La aldaba
Carlos Navarro Antolín
La grosería normalizada en un bar de Sevilla
El que hace de la derrota una causa invencible, el divino fracasado que gana perdiendo, ha comparecido durante cuatro días en besamanos. Mirada a mirada, beso a beso, se veía desnuda –como si se hiciera más visible lo que allí se vive todo el año– la raíz que da a la Semana Santa su única vida posible, la que impide que se convierta en un carnaval vulgar y ruidoso o en un museo hermoso, pero sin vida: la devoción, que es “amor hacia alguien o algo sagrados que da lugar a actos de culto”. Y culto externo, no espectáculo, son las cofradías.
¿Qué buscan y qué encuentran, qué piden y qué reciben los sevillanos en su encuentro con el Señor? Lo que llevan. Ponen sus derrotas en sus manos derrotadas, sus pesadumbres en su recia figura apesadumbrada, sus soledades y ausencias en este hombre por todos abandonado, sus desfallecimientos en este gigante a punto de derrumbarse que camina al límite de sus fuerzas, sus tristezas en sus ojos infinitamente tristes. Dios honrado y fuerte, a la vez que Hombre recio y triste, lo llamó Núñez de Herrera, el único, de entre los muchos que han escrito sobre el Señor, que ha destacado lo que para mí es el arma con la que el Gran Poder nos derrota: la tierna tristeza de su mirada. Este es el Señor cuya “alma está triste hasta el punto de morir”, que “a gritos y con lágrimas presentó oraciones y súplicas al que podía salvarlo de la muerte”.

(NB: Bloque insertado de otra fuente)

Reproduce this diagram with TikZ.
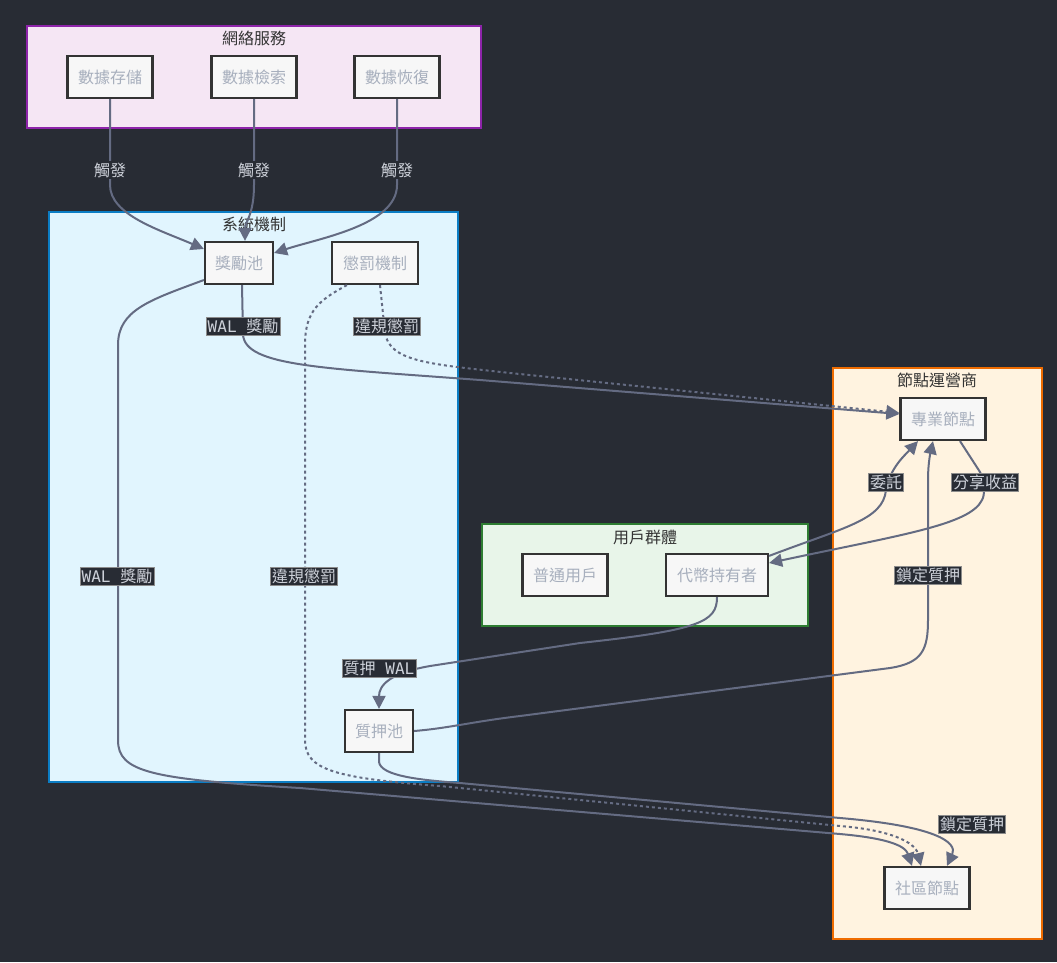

En esa tristeza que brota de sus ojos enrojecidos de tanto llorar –emparpitaos, como cantaba Manuel Torre: “Ahí lo llevas adelante / ar mejón de los nasíos, / con los ojos emparpitaos, / del tormento que l’ han dao”– está también toda su misericordia. Porque el milagro es que esas derrotas, esas pesadumbres, esas soledades, esas ausencias, esos desfallecimientos, esas tristezas que los devotos ponen en sus manos, les son devueltas, que esta es una devoción reacia y seria, no milagrera, pero bendecidas al ser por Él compartidas. Carga con todo el pesar humano, y lo hace suyo. Da toda su divina fuerza, y los devotos la hacen suya. Sucede en este asombroso intercambio entre un Dios humanado y unos humanos divinizados lo que en el siglo XIII escribió Tomás de Aquino: “Queriendo hacernos partícipes de su divinidad, asumió nuestra naturaleza, para que, habiéndose hecho hombre, hiciera dioses a los hombres”. Cuatro siglos después estas palabras fueron escritas sobre madera por la gubia de Juan de Mesa.